What to do: Copy out the data below as written; omit any images.

>>

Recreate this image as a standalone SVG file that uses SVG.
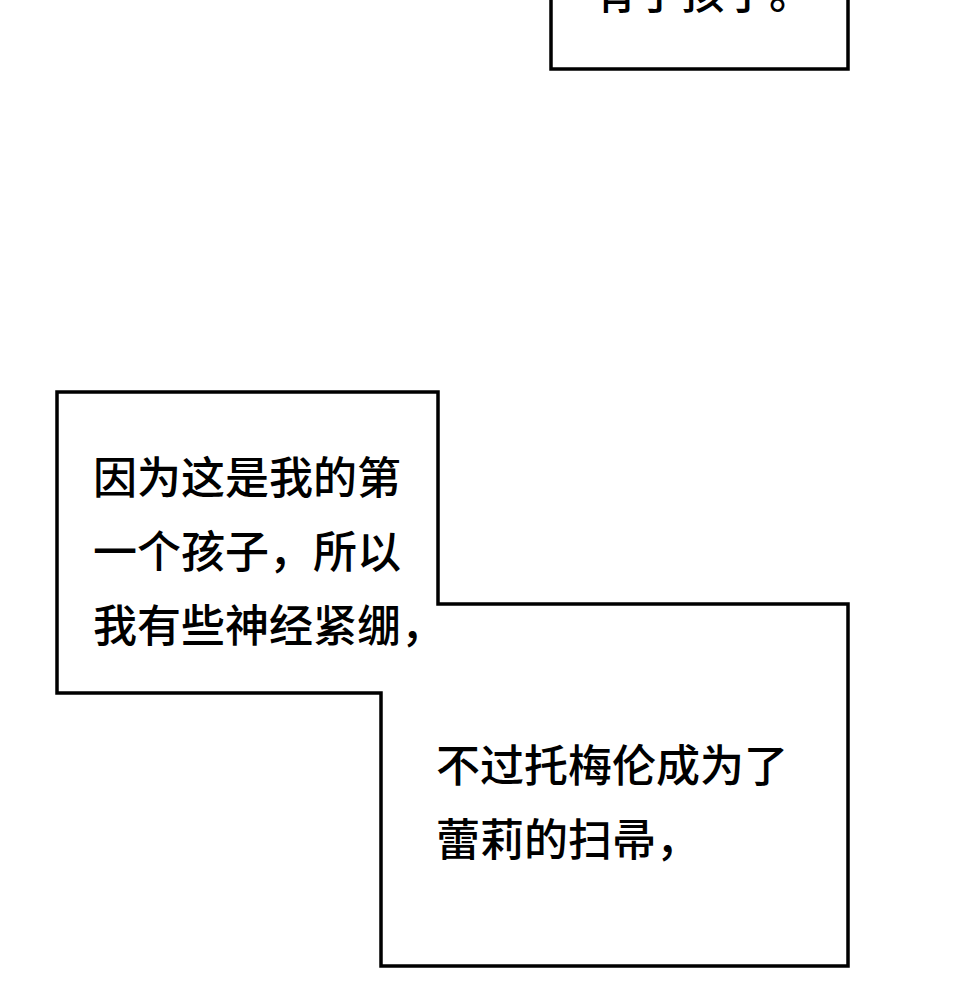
<svg xmlns="http://www.w3.org/2000/svg" width="970" height="1000" viewBox="0 0 970 1000">
<style>
.b{fill:#fff;stroke:#000;stroke-width:3.5;stroke-linejoin:miter}
.t{font-family:"Noto Sans CJK SC","Noto Sans",sans-serif;font-size:44px;font-weight:500;fill:#000}
</style>
<rect width="970" height="1000" fill="#fff"/>
<g id="box-top">
<rect class="b" x="551" y="-10" width="297" height="79"/>
<text class="t" x="593" y="9" font-size="40">有了孩子。</text>
</g>
<g id="box-main">
<polygon class="b" points="57,392 438,392 438,604 848,604 848,966 381,966 381,693 57,693"/>
<text class="t" x="93" y="494">因为这是我的第</text>
<text class="t" x="93" y="568">一个孩子，所以</text>
<text class="t" x="93" y="642">我有些神经紧绷，</text>
<text class="t" x="436" y="782">不过托梅伦成为了</text>
<text class="t" x="436" y="856">蕾莉的扫帚，</text>
</g>
<g id="connectors"/>
</svg>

<<

Final result:
Recreate this image as a standalone SVG file that uses SVG.
<svg xmlns="http://www.w3.org/2000/svg" width="970" height="1000" viewBox="0 0 970 1000">
<style>
.b{fill:#fff;stroke:#000;stroke-width:3.5;stroke-linejoin:miter}
.t{font-family:"Noto Sans CJK SC","Noto Sans",sans-serif;font-size:44px;font-weight:500;fill:#000}
</style>
<rect width="970" height="1000" fill="#fff"/>
<g id="box-top">
<rect class="b" x="551" y="-10" width="297" height="79"/>
<text class="t" x="593" y="9" font-size="40">有了孩子。</text>
</g>
<g id="box-main">
<polygon class="b" points="57,392 438,392 438,604 848,604 848,966 381,966 381,693 57,693"/>
<text class="t" x="93" y="494">因为这是我的第</text>
<text class="t" x="93" y="568">一个孩子，所以</text>
<text class="t" x="93" y="642">我有些神经紧绷，</text>
<text class="t" x="436" y="782">不过托梅伦成为了</text>
<text class="t" x="436" y="856">蕾莉的扫帚，</text>
</g>
<g id="connectors"/>
</svg>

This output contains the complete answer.